### Task to complete:
Pictures are to be left out. Copy exactly the lines from the one containing "Write the Plotly code for this chart." to the one containing "day_centers = [11.75, 35.5, 59.5, 84.5]", both ends kept.

### Exercise material:
┌──

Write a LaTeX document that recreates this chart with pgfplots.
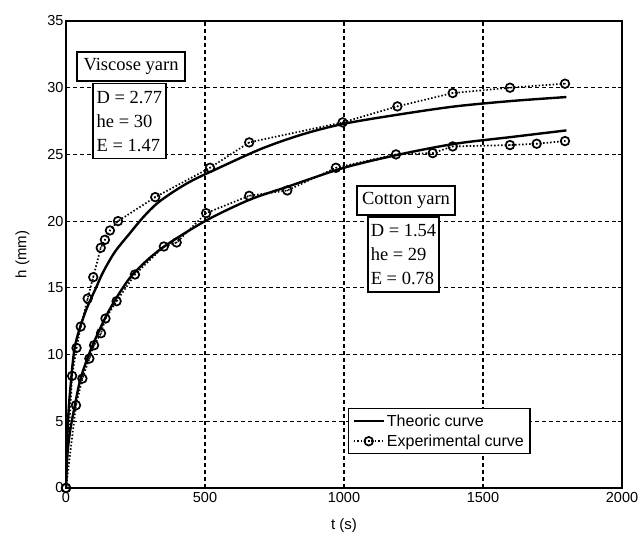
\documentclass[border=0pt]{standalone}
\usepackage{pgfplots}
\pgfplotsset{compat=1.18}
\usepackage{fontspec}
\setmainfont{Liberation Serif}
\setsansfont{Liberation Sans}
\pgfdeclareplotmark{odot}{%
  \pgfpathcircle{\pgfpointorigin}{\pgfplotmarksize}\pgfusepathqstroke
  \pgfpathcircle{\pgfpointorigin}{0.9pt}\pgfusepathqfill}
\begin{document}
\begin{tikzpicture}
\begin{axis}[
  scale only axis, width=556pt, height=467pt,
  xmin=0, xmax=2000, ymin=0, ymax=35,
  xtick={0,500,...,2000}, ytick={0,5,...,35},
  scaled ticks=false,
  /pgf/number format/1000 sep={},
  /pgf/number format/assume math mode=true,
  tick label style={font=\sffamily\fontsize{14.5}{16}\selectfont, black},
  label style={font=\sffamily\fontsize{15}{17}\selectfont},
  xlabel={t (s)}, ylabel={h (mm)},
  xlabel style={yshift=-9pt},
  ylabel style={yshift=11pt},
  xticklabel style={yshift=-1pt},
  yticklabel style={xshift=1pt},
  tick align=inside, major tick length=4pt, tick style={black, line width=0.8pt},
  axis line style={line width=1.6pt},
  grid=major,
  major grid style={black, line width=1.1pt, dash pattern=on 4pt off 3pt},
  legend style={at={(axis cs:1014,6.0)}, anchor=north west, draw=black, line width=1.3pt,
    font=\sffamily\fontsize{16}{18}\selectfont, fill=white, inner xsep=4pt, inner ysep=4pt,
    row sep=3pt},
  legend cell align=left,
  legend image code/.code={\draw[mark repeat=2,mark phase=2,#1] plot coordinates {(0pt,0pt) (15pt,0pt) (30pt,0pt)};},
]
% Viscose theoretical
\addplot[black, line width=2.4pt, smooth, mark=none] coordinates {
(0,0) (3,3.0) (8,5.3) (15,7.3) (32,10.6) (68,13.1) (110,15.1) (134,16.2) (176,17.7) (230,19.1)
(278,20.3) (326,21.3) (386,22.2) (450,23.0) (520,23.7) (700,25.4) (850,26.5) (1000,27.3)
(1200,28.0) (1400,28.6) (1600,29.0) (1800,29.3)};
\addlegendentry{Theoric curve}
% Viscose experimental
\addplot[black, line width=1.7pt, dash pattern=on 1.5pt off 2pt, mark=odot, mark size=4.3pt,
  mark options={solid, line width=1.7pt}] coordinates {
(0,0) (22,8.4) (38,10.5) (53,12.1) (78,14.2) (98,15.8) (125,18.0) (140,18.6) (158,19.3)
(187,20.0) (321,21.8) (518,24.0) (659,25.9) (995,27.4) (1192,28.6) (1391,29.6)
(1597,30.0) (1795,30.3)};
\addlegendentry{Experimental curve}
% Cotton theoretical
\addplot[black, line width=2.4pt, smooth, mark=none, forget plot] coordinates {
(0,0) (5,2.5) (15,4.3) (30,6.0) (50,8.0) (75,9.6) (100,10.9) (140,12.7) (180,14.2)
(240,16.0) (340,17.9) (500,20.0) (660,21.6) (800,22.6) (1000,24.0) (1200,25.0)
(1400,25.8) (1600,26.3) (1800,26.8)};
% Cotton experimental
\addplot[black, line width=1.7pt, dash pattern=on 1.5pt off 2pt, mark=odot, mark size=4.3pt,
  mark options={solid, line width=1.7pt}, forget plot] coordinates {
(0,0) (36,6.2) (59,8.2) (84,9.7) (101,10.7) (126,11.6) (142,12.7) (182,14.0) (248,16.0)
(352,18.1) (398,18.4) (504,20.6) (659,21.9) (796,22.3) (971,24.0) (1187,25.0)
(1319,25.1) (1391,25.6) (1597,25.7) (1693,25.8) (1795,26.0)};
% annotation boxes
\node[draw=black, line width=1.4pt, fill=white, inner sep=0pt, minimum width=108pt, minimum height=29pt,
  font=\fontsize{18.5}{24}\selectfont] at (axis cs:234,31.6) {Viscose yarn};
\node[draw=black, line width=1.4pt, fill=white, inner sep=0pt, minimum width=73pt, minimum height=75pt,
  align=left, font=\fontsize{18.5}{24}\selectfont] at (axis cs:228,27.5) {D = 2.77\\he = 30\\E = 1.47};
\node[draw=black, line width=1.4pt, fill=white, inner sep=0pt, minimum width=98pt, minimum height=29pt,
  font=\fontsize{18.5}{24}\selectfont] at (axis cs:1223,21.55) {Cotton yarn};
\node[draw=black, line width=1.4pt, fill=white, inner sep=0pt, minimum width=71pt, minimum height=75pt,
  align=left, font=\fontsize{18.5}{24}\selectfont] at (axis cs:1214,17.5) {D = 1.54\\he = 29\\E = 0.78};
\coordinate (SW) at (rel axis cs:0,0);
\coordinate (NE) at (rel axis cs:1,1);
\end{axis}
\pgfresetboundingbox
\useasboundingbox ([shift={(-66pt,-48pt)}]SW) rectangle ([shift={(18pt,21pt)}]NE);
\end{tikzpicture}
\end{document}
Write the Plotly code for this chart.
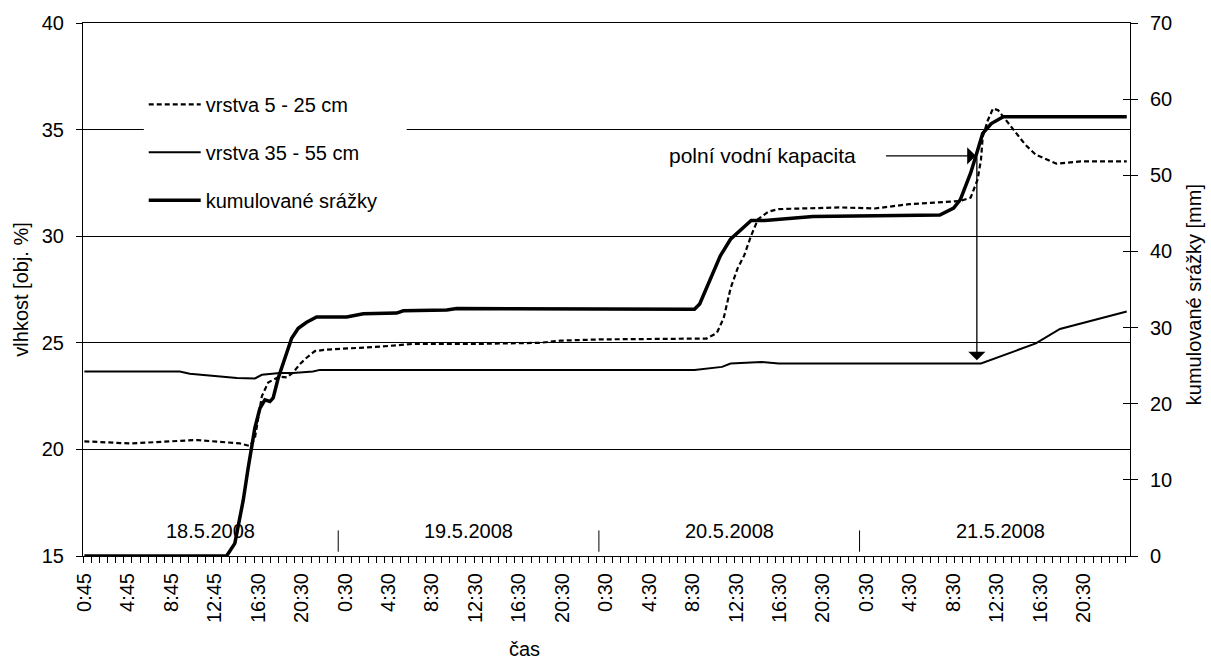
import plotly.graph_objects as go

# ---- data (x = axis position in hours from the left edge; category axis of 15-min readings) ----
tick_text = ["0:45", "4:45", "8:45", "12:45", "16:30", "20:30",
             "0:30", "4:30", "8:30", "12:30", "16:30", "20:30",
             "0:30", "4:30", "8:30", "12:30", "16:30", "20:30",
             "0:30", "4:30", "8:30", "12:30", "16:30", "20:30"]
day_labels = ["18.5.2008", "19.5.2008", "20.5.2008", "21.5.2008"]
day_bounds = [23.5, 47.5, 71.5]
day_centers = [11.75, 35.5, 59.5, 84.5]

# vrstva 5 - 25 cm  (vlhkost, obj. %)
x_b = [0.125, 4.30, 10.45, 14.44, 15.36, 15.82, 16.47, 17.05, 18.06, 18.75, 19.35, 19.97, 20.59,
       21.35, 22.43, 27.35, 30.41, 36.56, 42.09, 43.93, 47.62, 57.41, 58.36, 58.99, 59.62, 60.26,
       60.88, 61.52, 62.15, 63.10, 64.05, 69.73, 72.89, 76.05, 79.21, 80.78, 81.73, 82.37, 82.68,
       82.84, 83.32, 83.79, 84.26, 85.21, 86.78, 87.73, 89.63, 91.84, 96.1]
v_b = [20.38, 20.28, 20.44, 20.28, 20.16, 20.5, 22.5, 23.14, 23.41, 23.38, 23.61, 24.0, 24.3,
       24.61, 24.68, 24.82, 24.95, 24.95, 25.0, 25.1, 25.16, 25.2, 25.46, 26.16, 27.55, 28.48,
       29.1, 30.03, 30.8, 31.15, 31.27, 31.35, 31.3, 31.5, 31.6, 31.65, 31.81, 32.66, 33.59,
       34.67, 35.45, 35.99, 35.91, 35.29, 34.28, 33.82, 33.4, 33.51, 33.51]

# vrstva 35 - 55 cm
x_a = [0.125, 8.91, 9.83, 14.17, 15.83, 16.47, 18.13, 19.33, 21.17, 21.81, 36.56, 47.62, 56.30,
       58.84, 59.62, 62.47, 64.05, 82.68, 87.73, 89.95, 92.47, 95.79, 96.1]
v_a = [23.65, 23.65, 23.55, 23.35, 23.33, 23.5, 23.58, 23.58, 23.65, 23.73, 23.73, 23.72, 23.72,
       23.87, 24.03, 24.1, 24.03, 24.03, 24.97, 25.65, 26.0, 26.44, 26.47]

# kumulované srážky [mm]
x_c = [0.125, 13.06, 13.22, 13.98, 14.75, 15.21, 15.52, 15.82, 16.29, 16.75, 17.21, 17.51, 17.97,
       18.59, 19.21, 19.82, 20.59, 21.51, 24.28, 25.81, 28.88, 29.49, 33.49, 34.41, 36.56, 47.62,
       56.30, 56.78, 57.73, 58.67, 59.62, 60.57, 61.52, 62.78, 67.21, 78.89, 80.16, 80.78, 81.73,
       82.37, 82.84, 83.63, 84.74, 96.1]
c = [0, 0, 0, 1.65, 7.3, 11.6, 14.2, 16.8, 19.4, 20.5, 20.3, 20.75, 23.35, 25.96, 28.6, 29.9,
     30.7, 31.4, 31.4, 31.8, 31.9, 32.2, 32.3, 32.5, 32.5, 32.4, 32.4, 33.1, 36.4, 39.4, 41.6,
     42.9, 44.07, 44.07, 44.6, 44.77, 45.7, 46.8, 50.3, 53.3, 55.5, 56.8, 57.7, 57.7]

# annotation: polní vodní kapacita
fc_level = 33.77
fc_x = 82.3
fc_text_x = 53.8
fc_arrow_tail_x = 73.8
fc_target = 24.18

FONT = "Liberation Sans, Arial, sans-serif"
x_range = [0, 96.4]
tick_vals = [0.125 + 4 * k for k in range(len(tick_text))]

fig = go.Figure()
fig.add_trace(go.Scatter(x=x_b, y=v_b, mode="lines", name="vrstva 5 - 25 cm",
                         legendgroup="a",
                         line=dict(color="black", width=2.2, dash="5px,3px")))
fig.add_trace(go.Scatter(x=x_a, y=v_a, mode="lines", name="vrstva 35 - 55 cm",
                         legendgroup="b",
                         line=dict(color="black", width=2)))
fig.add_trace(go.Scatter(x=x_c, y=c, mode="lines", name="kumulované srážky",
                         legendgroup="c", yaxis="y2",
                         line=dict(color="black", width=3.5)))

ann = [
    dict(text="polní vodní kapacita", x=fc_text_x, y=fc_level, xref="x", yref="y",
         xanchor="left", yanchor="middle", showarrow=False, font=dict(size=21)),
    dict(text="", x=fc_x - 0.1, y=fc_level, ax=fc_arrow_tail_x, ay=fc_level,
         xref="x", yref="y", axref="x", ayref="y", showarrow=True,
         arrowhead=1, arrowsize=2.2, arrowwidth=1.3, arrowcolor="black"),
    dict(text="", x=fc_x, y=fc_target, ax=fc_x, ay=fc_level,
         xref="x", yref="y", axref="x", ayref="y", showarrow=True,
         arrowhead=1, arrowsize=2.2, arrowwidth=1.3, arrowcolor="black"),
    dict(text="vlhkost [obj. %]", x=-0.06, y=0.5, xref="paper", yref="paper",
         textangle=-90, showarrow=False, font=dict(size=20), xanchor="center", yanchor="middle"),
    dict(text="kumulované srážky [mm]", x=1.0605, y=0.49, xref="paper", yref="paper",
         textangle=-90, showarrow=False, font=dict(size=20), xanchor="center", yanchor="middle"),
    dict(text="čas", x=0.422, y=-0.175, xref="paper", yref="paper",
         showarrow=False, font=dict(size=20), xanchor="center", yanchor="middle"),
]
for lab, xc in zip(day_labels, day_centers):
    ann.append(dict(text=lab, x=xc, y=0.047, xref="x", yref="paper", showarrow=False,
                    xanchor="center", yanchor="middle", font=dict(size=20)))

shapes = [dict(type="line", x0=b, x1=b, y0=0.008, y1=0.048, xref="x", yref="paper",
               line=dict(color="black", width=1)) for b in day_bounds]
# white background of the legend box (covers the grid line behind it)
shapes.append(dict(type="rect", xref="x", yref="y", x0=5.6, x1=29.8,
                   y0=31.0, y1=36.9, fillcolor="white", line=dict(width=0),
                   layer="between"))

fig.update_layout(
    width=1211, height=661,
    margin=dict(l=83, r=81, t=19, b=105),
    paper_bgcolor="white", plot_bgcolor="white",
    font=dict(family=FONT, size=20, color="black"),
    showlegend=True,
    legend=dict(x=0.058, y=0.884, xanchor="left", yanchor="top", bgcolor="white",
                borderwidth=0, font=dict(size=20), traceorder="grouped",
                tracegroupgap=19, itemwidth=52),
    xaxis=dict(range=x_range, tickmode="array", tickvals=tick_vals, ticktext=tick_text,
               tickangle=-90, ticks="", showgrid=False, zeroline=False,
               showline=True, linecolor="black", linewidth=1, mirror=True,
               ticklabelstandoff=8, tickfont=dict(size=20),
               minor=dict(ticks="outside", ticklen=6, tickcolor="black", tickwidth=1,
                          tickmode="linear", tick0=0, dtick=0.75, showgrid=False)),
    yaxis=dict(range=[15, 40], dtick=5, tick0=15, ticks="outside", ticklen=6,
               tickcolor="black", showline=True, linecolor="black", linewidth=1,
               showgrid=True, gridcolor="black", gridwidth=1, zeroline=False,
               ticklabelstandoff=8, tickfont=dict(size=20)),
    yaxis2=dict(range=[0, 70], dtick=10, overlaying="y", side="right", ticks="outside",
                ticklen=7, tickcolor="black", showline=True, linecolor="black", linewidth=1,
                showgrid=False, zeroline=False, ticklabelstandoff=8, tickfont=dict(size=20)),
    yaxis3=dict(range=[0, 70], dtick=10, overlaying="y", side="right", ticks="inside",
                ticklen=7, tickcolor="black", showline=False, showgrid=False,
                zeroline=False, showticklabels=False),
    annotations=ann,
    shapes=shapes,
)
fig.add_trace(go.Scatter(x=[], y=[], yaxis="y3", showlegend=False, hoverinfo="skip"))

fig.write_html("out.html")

└──

### Full output:
Write the Plotly code for this chart.
import plotly.graph_objects as go

# ---- data (x = axis position in hours from the left edge; category axis of 15-min readings) ----
tick_text = ["0:45", "4:45", "8:45", "12:45", "16:30", "20:30",
             "0:30", "4:30", "8:30", "12:30", "16:30", "20:30",
             "0:30", "4:30", "8:30", "12:30", "16:30", "20:30",
             "0:30", "4:30", "8:30", "12:30", "16:30", "20:30"]
day_labels = ["18.5.2008", "19.5.2008", "20.5.2008", "21.5.2008"]
day_bounds = [23.5, 47.5, 71.5]
day_centers = [11.75, 35.5, 59.5, 84.5]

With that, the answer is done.